GIVEN MATERIAL »
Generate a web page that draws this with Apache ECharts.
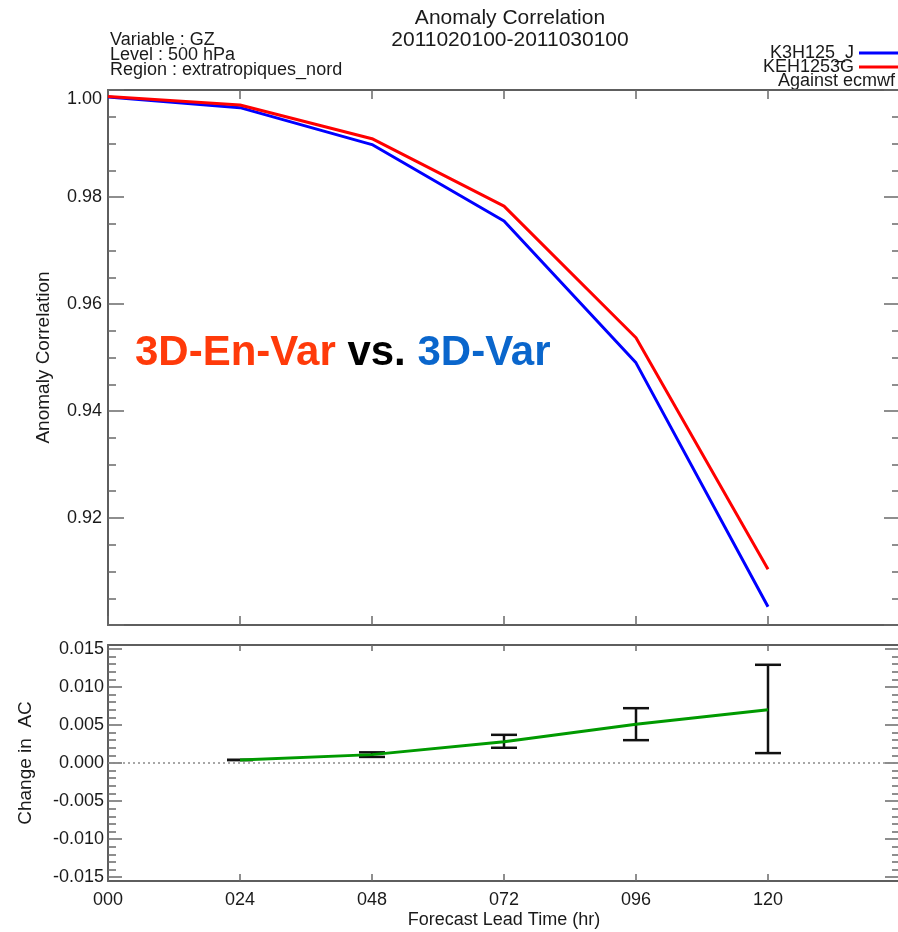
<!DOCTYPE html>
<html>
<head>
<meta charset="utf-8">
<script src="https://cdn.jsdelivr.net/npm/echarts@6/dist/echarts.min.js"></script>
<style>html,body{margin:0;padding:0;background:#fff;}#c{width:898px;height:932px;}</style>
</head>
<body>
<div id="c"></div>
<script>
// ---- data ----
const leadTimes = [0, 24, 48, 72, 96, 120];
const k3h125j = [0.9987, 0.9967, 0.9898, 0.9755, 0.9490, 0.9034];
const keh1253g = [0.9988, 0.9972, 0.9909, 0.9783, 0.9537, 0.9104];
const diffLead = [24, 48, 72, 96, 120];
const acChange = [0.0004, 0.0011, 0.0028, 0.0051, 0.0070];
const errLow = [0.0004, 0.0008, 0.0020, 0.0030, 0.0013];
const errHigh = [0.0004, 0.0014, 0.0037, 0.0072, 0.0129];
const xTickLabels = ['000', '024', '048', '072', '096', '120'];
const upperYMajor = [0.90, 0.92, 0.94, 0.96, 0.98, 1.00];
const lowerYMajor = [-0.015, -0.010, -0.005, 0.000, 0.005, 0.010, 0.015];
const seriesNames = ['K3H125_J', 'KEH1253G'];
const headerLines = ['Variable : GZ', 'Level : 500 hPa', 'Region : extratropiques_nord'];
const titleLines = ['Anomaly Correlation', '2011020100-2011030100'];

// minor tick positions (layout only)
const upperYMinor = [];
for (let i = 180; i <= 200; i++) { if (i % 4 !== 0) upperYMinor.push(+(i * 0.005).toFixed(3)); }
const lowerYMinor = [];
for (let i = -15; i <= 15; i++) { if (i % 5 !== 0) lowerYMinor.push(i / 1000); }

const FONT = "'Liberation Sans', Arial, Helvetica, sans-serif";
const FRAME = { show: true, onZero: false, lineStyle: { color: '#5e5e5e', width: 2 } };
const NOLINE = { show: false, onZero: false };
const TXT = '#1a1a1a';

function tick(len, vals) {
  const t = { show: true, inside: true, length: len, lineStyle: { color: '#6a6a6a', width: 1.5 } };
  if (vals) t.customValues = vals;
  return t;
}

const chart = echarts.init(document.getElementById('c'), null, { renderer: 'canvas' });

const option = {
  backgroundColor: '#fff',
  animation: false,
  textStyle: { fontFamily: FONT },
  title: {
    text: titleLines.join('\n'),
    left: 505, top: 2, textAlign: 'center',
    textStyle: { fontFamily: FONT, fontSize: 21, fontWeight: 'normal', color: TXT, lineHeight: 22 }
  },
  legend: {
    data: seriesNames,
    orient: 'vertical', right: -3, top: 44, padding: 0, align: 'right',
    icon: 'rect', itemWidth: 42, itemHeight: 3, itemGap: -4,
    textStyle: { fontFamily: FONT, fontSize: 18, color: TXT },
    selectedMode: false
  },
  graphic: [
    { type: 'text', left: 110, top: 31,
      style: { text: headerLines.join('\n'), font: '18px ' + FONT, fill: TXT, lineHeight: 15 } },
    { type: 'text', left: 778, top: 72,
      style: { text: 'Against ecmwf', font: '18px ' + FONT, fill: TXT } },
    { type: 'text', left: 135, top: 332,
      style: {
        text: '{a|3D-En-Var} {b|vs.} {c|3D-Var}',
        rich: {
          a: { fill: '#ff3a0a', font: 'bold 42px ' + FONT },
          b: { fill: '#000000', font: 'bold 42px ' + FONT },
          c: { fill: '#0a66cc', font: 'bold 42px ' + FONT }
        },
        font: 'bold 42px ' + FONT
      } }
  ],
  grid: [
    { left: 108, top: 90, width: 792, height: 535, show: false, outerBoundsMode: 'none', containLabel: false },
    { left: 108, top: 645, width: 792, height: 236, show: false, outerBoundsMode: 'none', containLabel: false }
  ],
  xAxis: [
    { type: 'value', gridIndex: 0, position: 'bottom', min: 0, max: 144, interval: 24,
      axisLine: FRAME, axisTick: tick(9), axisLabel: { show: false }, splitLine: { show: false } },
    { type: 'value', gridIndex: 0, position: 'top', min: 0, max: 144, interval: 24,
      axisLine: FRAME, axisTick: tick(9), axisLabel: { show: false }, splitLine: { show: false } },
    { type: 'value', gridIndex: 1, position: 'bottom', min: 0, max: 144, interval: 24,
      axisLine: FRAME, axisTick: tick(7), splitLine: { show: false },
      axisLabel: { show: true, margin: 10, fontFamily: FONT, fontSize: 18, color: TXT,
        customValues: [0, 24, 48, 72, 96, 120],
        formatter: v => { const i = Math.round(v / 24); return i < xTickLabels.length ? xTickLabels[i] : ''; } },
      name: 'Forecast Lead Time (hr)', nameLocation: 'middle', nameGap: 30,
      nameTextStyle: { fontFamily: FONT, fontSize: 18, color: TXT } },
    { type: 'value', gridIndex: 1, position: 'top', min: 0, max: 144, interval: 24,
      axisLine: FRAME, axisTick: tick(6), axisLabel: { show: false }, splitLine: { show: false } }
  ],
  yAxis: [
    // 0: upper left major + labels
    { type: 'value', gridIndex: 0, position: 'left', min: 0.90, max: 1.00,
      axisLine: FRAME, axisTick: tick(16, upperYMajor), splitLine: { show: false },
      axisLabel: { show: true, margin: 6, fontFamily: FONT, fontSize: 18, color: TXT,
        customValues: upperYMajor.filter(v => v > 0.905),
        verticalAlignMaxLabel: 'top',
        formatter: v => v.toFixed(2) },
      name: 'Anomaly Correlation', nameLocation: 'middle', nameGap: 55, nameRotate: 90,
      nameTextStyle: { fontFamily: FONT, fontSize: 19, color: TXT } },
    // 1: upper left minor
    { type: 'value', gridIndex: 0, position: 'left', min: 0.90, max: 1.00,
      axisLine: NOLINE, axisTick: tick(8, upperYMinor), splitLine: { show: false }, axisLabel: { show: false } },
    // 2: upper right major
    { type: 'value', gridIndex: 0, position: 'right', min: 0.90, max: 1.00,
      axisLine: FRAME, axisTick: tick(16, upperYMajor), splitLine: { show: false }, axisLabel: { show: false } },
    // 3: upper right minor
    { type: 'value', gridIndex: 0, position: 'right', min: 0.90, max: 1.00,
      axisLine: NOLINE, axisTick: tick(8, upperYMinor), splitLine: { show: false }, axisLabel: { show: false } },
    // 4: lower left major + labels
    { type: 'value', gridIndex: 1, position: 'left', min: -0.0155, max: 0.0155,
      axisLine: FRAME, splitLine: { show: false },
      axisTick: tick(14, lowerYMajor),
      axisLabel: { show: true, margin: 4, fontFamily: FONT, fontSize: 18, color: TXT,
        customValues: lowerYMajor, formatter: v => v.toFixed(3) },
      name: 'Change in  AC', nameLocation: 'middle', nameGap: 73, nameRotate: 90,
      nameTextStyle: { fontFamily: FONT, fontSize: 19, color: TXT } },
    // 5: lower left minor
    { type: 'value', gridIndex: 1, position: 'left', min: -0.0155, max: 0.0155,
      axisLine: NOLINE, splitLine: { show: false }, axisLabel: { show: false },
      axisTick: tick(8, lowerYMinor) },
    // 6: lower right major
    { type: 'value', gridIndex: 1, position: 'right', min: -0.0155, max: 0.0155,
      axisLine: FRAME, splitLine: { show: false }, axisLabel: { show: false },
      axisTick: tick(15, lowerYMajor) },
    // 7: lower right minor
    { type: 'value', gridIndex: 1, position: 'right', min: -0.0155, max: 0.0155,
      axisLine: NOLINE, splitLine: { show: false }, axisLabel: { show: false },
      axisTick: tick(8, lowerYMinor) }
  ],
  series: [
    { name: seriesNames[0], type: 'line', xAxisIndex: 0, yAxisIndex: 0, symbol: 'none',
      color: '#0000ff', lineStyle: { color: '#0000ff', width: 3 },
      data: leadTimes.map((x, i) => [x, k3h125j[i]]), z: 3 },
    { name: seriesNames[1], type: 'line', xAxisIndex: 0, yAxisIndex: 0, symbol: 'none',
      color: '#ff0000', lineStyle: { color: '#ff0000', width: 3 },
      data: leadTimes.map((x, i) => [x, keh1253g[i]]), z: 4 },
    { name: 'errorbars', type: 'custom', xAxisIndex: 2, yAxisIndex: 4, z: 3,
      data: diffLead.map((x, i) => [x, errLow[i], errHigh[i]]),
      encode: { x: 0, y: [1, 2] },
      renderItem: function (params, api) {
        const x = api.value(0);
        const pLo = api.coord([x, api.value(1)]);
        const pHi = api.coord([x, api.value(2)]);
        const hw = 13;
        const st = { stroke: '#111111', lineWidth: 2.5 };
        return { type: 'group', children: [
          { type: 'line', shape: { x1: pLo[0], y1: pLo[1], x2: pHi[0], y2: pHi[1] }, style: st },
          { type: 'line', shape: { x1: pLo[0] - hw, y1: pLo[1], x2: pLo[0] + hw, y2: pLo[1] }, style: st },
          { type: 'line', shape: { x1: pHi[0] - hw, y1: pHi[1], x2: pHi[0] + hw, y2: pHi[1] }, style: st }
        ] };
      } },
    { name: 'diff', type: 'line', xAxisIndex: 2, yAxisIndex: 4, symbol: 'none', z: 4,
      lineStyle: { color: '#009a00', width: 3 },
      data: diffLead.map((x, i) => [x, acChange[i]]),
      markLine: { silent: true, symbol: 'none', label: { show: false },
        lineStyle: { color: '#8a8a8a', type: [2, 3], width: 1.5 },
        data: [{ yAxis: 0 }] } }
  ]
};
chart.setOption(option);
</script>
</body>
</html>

GIVEN EXERCISE » Every line from the top of the material above through the line with "for (let i = -15;" should be duplicated exactly, please; leave out the pictures.

RIGHT ANSWER »
Generate a web page that draws this with Apache ECharts.
<!DOCTYPE html>
<html>
<head>
<meta charset="utf-8">
<script src="https://cdn.jsdelivr.net/npm/echarts@6/dist/echarts.min.js"></script>
<style>html,body{margin:0;padding:0;background:#fff;}#c{width:898px;height:932px;}</style>
</head>
<body>
<div id="c"></div>
<script>
// ---- data ----
const leadTimes = [0, 24, 48, 72, 96, 120];
const k3h125j = [0.9987, 0.9967, 0.9898, 0.9755, 0.9490, 0.9034];
const keh1253g = [0.9988, 0.9972, 0.9909, 0.9783, 0.9537, 0.9104];
const diffLead = [24, 48, 72, 96, 120];
const acChange = [0.0004, 0.0011, 0.0028, 0.0051, 0.0070];
const errLow = [0.0004, 0.0008, 0.0020, 0.0030, 0.0013];
const errHigh = [0.0004, 0.0014, 0.0037, 0.0072, 0.0129];
const xTickLabels = ['000', '024', '048', '072', '096', '120'];
const upperYMajor = [0.90, 0.92, 0.94, 0.96, 0.98, 1.00];
const lowerYMajor = [-0.015, -0.010, -0.005, 0.000, 0.005, 0.010, 0.015];
const seriesNames = ['K3H125_J', 'KEH1253G'];
const headerLines = ['Variable : GZ', 'Level : 500 hPa', 'Region : extratropiques_nord'];
const titleLines = ['Anomaly Correlation', '2011020100-2011030100'];

// minor tick positions (layout only)
const upperYMinor = [];
for (let i = 180; i <= 200; i++) { if (i % 4 !== 0) upperYMinor.push(+(i * 0.005).toFixed(3)); }
const lowerYMinor = [];
for (let i = -15; i <= 15; i++) { if (i % 5 !== 0) lowerYMinor.push(i / 1000); }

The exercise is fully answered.